Ghahremani was hanged in Kermanshah prison after being found guilty of murder during a street altercation. Mahmood Amiry-Moghaddam, director of IHR, stated, “Amid war threats with Israel, the Islamic Republic executed Arvin Ghahremani, an Iranian Jewish citizen,” and noted that his case reportedly had “significant flaws.” Amiry-Moghaddam added that “institutionalized anti-Semitism in the Islamic republic undoubtedly played a role” in the sentence.
Iran’s Jewish community, once large, has diminished since the 1979 Islamic Revolution but remains the largest in the Middle East outside Israel.

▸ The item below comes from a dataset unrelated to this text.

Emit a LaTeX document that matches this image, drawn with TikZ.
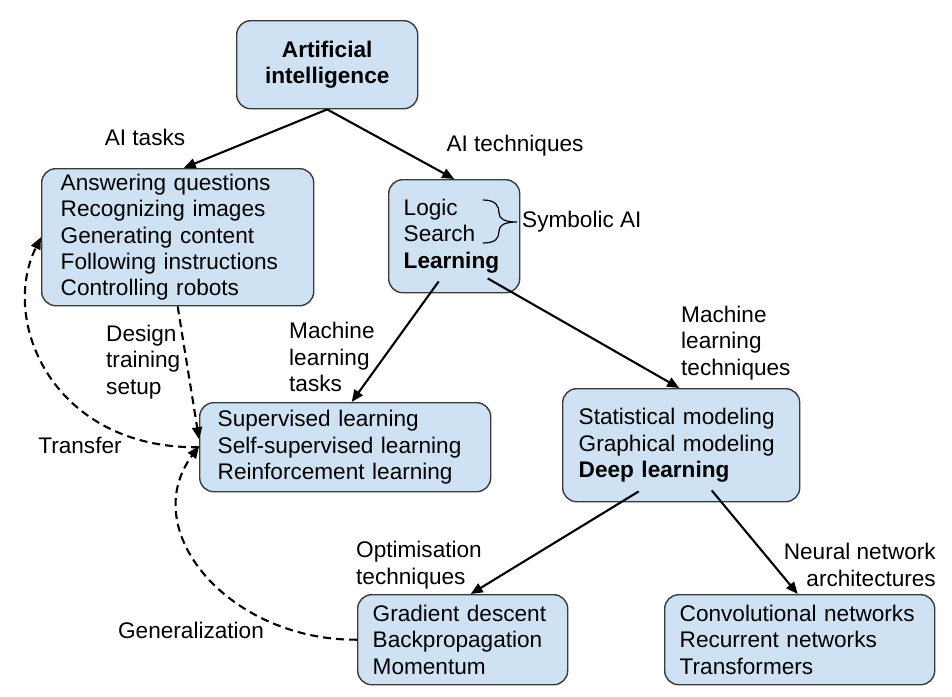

Although Jewish Iranians faced executions following the revolution, Ghahremani’s execution marks a rare occurrence in recent years. His mother, Sonia Saadati, had pleaded for his life.
Under Iran’s Islamic law of retribution (qisas), Ghahremani’s family requested the victim’s relatives accept blood money as an alternative to capital punishment. However, the judiciary’s Mizan Online reported that the victim’s family declined this offer.
The execution comes amid unprecedented air strikes exchanged between Iran and Israel, following escalated Israeli offensives against Iran-backed groups in Gaza and Lebanon this year.